The main difficulty is that European countries do not report regional COVID-19 data in a uniform way. Some countries publish clean downloadable files, while others rely on dashboards, PDFs, image-based maps, ArcGIS portals, or GitHub repositories maintained by public agencies or independent researchers.

The paper documents these differences country by country. For example:

  • Austria provides district-level data below NUTS 3,
  • Germany has high-quality regional data from the Robert Koch Institute,
  • Italy provides well-documented data through an official GitHub repository,
  • Greece releases regional information mainly through PDFs,
  • Estonia reports case ranges for privacy reasons, requiring midpoint approximations,
  • Switzerland relies partly on independently compiled cantonal data,
  • the United Kingdom is treated as separate country systems because England, Scotland, Wales, and Northern Ireland use different reporting infrastructures.

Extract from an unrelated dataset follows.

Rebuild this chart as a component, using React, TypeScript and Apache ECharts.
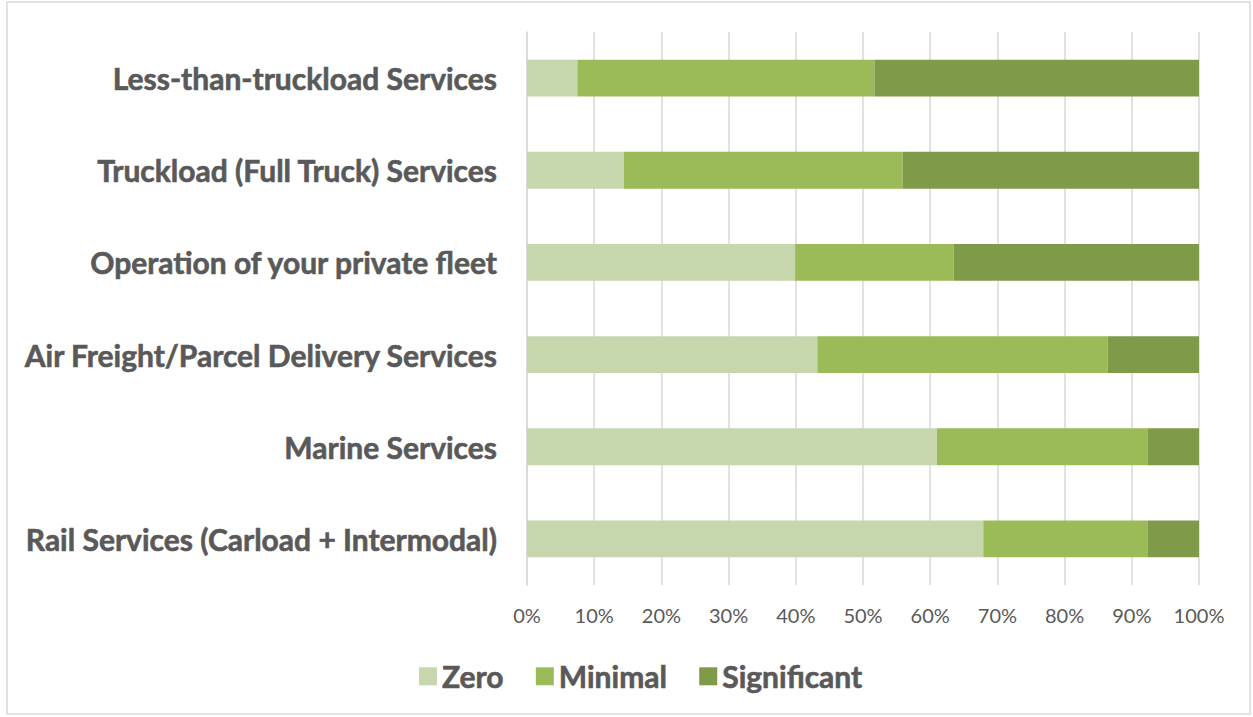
import React, { useEffect, useRef } from "react";
import * as echarts from "echarts";

const categories = [
  "Less-than-truckload Services",
  "Truckload (Full Truck) Services",
  "Operation of your private fleet",
  "Air Freight/Parcel Delivery Services",
  "Marine Services",
  "Rail Services (Carload + Intermodal)",
];
const zeroValues = [7.5, 14.4, 39.9, 43.2, 61.0, 67.9];
const minimalValues = [44.2, 41.5, 23.6, 43.2, 31.4, 24.5];
const significantValues = [48.3, 44.1, 36.5, 13.6, 7.6, 7.6];
const seriesNames = ["Zero", "Minimal", "Significant"];
const colors = ["#C6D6AD", "#9BBB59", "#7F9A48"];

export default function App() {
  const ref = useRef<HTMLDivElement>(null);
  useEffect(() => {
    if (!ref.current) return;
    const chart = echarts.init(ref.current, undefined, { renderer: "svg" });
    const data = [zeroValues, minimalValues, significantValues];
    chart.setOption({
      animation: false,
      textStyle: { fontFamily: "Lato" },
      graphic: [
        {
          type: "rect",
          shape: { x: 7, y: 2, width: 1243, height: 712 },
          style: { fill: "none", stroke: "#d9d9d9", lineWidth: 1.5 },
          silent: true,
        },
      ],
      grid: { left: 527, right: 54, top: 32, bottom: 132, containLabel: false },
      legend: {
        top: 656,
        left: 414,
        itemWidth: 18,
        itemHeight: 18,
        itemGap: 32,
        icon: "rect",
        textStyle: {
          fontSize: 30,
          fontWeight: "bold",
          color: "#595959",
          fontFamily: "Lato",
          textBorderColor: "#595959",
          textBorderWidth: 0.6,
        },
        data: seriesNames,
      },
      xAxis: {
        type: "value",
        min: 0,
        max: 100,
        interval: 10,
        axisLabel: { formatter: "{value}%", fontSize: 20, color: "#595959", margin: 20, fontFamily: "Lato" },
        axisLine: { show: false },
        axisTick: { show: false },
        splitLine: { show: true, lineStyle: { color: "#d9d9d9", width: 1.5 } },
      },
      yAxis: {
        type: "category",
        inverse: true,
        data: categories,
        axisLine: { show: true, lineStyle: { color: "#d9d9d9", width: 1.5 } },
        axisTick: { show: false },
        axisLabel: {
          fontSize: 30,
          fontWeight: "bold",
          color: "#595959",
          margin: 30,
          fontFamily: "Lato",
          textBorderColor: "#595959",
          textBorderWidth: 0.6,
        },
      },
      series: seriesNames.map((name, i) => ({
        name,
        type: "bar",
        stack: "total",
        barCategoryGap: "60%",
        itemStyle: { color: colors[i] },
        data: data[i],
      })),
    });
    return () => chart.dispose();
  }, []);
  return (
    <div
      ref={ref}
      style={{ position: "fixed", left: 0, top: 0, width: 1253, height: 717, background: "#fff" }}
    />
  );
}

This heterogeneity is precisely what makes the tracker useful. It converts fragmented national data systems into a comparable European regional dataset.

Methodological Approach

The tracker maps country-specific reporting units to the European NUTS 2016 regional classification. This makes regional COVID-19 data comparable across countries, even when the original data are reported using national administrative units.

The workflow includes:

  1. collecting raw data from official or official-derived sources,
  2. cleaning and standardizing country-level files,
  3. mapping national regions to NUTS regions,
  4. merging country files into one European master dataset,
  5. calculating daily cases and population-normalized case rates,
  6. producing maps and visualizations of the regional spread of COVID-19.

The paper is also explicit about the underlying limitations. Regional boundaries sometimes change, some countries do not provide exact NUTS-level data, and several sources contain reporting lags or retrospective corrections. These issues are documented rather than hidden, making the tracker useful not only as a dataset but also as a guide to the quality and comparability of European regional COVID-19 data.

Open Data and Replication

A major strength of the project is that it is fully reproducible. The raw files, cleaned files, Stata code, GIS files, processed master dataset, and maps are made available online.

The main repository for the project is COVID-19 European Regional Tracker.

The repository contains the complete workflow, including country-specific scripts and master files. The project was also released through Zenodo under a Creative Commons Attribution 4.0 International license, making it easier for others to reuse, audit, and extend the data.

What the Tracker Contributes

The COVID-19 European Regional Tracker contributes in three main ways.

First, it provides a harmonized regional dataset at a much finer spatial scale than standard country-level COVID-19 databases.

Second, it documents the data infrastructure behind pandemic monitoring in Europe, showing which countries had accessible, machine-readable, and regionally detailed data, and which relied on less transparent or harder-to-process formats.

Third, it supports spatial and policy analysis by making it easier to compare regional outbreaks, identify hotspots, and examine the relationship between COVID-19 spread, population, borders, and containment measures.

Conclusion

The COVID-19 pandemic generated an extraordinary amount of public data, but much of it remained fragmented across national systems. The COVID-19 European Regional Tracker was designed to make this information comparable across European regions.

By harmonizing daily regional case data for 26 countries, the tracker provides a foundation for studying the spatial dynamics of the pandemic in Europe. More broadly, it highlights a general lesson for crisis monitoring: data availability alone is not enough. Data must also be accessible, comparable, documented, and reproducible.

The project shows how open data, transparent code, and regional harmonization can improve our understanding of how crises unfold across space.